### Data to process
Begin

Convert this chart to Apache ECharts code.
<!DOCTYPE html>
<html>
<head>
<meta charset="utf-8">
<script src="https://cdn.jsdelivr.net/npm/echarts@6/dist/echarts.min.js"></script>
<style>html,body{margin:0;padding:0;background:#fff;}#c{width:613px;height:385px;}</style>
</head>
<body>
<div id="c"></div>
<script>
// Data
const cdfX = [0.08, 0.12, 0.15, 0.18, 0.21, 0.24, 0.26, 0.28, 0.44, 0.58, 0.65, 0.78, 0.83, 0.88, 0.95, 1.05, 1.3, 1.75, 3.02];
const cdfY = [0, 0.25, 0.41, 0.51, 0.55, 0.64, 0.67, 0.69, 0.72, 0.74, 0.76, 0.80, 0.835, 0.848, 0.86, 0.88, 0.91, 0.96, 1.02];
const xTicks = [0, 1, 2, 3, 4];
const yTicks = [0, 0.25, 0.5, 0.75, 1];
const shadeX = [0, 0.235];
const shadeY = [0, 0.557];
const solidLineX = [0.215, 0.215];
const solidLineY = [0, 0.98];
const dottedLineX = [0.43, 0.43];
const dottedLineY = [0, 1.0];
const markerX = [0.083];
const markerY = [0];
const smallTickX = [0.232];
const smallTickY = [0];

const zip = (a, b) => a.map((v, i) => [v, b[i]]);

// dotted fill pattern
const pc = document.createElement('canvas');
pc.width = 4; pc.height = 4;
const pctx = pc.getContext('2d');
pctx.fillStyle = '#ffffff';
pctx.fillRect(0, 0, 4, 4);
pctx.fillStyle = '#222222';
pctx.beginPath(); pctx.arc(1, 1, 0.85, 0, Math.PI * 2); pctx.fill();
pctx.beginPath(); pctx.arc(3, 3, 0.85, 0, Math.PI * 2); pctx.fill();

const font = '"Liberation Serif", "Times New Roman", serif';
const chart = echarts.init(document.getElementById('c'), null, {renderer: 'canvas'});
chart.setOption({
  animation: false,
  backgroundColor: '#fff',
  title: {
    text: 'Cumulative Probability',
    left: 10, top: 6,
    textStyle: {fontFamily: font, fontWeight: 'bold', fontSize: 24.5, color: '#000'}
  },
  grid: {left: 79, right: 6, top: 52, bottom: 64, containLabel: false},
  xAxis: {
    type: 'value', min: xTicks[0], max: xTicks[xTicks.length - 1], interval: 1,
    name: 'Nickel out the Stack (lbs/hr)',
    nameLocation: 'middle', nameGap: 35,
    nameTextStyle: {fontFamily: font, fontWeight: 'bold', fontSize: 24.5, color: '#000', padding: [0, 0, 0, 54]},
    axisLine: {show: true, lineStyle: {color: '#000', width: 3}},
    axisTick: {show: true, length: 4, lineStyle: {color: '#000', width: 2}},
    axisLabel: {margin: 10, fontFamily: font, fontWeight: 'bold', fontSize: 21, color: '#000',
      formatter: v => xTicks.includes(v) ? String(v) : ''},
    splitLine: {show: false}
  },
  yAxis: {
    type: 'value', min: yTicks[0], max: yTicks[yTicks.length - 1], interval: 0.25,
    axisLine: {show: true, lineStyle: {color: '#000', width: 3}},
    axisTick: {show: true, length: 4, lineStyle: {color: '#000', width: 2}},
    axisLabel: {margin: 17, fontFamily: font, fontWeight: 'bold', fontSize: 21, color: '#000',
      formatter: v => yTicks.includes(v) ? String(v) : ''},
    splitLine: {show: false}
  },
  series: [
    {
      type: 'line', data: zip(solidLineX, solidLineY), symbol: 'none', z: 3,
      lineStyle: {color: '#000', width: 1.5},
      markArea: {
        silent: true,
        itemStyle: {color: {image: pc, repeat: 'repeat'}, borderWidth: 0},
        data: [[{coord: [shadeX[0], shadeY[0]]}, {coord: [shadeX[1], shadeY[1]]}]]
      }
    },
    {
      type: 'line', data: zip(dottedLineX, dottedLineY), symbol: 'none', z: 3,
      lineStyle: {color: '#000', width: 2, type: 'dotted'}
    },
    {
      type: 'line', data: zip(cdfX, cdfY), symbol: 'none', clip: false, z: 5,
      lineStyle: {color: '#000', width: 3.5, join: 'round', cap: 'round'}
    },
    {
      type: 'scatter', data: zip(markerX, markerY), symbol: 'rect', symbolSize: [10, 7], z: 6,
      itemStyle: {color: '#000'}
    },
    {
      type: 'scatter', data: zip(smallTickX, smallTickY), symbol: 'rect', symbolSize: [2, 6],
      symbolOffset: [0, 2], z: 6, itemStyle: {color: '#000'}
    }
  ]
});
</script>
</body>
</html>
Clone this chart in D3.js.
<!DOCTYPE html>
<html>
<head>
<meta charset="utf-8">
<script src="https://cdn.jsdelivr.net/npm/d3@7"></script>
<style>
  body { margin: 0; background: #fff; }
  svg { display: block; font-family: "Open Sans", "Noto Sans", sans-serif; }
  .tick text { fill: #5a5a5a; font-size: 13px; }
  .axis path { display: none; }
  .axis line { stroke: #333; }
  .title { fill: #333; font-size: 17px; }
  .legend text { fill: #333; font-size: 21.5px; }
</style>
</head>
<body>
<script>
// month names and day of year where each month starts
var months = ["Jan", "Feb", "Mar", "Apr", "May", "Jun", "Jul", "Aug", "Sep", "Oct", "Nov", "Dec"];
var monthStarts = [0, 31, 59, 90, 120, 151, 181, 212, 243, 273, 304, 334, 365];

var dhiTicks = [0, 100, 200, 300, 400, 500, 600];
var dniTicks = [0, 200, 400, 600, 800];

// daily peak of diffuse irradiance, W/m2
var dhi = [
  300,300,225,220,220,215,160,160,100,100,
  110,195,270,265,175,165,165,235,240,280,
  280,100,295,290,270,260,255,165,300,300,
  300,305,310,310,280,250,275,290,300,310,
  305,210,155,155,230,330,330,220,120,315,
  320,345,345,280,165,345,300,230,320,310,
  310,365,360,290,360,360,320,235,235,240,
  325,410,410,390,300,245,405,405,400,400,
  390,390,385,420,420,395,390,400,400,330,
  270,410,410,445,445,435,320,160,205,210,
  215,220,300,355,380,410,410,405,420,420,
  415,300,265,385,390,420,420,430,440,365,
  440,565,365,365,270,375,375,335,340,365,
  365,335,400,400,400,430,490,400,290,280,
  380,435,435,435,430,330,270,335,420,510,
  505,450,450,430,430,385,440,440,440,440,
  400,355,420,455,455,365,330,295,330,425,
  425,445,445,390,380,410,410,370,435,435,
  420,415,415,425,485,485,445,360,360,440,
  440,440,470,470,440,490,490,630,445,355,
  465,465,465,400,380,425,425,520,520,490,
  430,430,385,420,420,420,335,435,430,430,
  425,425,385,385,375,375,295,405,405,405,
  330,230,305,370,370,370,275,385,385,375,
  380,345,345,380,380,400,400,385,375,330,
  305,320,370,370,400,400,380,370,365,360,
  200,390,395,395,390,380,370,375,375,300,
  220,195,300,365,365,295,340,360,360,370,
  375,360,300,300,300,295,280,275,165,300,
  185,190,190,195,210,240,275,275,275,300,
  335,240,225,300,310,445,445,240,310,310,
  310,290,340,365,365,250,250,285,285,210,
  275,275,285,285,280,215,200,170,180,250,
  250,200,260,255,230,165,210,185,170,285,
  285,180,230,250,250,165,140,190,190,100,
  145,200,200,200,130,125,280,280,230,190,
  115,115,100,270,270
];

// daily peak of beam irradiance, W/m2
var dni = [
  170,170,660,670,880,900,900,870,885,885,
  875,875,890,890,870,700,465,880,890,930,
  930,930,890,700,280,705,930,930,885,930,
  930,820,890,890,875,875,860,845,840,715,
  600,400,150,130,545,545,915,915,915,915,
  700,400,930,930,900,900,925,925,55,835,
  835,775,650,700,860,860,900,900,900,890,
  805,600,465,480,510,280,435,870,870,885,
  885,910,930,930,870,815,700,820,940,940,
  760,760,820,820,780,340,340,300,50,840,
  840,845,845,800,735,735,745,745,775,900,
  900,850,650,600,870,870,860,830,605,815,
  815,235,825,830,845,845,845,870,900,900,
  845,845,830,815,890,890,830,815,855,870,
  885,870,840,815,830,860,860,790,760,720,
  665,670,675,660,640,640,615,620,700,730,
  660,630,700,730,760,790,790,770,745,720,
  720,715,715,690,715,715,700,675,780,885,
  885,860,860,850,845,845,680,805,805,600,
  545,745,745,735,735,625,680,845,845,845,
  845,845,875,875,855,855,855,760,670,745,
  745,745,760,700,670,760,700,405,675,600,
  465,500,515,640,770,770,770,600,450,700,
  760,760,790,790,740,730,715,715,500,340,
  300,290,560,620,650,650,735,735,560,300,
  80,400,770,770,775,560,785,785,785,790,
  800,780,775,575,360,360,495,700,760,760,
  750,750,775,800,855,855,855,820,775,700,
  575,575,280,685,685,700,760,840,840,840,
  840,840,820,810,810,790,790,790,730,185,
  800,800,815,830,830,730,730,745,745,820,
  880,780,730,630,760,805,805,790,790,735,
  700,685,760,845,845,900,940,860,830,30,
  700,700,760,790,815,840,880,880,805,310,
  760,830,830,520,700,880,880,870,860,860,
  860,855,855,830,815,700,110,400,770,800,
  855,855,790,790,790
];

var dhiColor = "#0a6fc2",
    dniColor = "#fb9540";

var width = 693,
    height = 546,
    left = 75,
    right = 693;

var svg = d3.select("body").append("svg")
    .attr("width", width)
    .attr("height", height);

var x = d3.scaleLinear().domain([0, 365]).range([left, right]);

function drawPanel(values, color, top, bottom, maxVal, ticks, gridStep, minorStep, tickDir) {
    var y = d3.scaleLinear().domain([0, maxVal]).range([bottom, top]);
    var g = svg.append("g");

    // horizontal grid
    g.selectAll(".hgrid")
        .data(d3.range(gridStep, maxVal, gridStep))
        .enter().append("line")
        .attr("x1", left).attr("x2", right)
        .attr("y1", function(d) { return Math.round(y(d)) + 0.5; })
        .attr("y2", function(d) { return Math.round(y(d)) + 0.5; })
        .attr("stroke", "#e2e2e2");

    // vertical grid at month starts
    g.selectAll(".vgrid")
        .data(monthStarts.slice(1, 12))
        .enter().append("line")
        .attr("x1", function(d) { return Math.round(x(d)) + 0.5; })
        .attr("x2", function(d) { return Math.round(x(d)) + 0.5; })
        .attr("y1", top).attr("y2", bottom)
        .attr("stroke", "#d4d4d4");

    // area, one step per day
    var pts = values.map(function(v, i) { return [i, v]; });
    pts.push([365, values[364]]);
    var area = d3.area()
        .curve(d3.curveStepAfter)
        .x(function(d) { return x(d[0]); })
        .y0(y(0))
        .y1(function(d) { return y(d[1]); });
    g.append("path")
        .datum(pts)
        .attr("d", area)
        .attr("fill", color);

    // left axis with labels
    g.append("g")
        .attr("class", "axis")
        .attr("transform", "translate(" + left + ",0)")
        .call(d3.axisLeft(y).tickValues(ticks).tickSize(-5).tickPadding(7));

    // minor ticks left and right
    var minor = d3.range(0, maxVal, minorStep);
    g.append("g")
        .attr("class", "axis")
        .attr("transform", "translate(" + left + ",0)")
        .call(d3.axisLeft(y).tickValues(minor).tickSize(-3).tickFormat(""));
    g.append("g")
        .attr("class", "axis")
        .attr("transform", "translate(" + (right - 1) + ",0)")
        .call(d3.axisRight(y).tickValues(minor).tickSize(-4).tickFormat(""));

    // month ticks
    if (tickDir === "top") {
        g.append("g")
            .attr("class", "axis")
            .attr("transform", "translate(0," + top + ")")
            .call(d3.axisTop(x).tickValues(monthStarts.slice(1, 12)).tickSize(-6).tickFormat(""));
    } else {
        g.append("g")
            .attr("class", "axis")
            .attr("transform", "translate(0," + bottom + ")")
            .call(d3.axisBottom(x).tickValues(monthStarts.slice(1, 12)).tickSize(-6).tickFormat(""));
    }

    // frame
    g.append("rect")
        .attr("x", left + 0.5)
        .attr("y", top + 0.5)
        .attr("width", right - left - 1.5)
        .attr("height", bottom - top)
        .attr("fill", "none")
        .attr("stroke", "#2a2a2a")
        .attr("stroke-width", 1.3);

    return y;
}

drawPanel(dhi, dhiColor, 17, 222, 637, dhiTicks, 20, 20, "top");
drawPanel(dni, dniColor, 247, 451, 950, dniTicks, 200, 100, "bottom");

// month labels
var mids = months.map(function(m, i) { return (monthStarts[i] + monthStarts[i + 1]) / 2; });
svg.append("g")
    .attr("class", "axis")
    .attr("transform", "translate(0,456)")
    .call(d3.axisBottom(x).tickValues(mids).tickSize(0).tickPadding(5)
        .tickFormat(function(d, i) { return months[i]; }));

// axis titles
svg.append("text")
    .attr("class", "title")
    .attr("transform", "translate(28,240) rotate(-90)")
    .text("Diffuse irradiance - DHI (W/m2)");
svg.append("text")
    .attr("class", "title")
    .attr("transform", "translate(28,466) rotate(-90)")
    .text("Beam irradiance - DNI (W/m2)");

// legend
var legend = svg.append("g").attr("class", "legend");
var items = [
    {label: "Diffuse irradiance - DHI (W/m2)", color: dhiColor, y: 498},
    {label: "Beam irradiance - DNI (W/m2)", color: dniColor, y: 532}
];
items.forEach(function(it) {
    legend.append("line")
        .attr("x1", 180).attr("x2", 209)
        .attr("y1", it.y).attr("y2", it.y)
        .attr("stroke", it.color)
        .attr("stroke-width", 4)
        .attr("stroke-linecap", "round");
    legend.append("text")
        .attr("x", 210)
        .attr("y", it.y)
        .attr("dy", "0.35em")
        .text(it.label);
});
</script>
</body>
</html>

End

### What you have to do
Look above for the line that contains "Clone this chart in D3.js.". Starting there, transcribe every line exactly until you have copied the line that contains "var dniTicks = [0, 200, 400, 600, 800];".

### Exercise output
Clone this chart in D3.js.
<!DOCTYPE html>
<html>
<head>
<meta charset="utf-8">
<script src="https://cdn.jsdelivr.net/npm/d3@7"></script>
<style>
  body { margin: 0; background: #fff; }
  svg { display: block; font-family: "Open Sans", "Noto Sans", sans-serif; }
  .tick text { fill: #5a5a5a; font-size: 13px; }
  .axis path { display: none; }
  .axis line { stroke: #333; }
  .title { fill: #333; font-size: 17px; }
  .legend text { fill: #333; font-size: 21.5px; }
</style>
</head>
<body>
<script>
// month names and day of year where each month starts
var months = ["Jan", "Feb", "Mar", "Apr", "May", "Jun", "Jul", "Aug", "Sep", "Oct", "Nov", "Dec"];
var monthStarts = [0, 31, 59, 90, 120, 151, 181, 212, 243, 273, 304, 334, 365];

var dhiTicks = [0, 100, 200, 300, 400, 500, 600];
var dniTicks = [0, 200, 400, 600, 800];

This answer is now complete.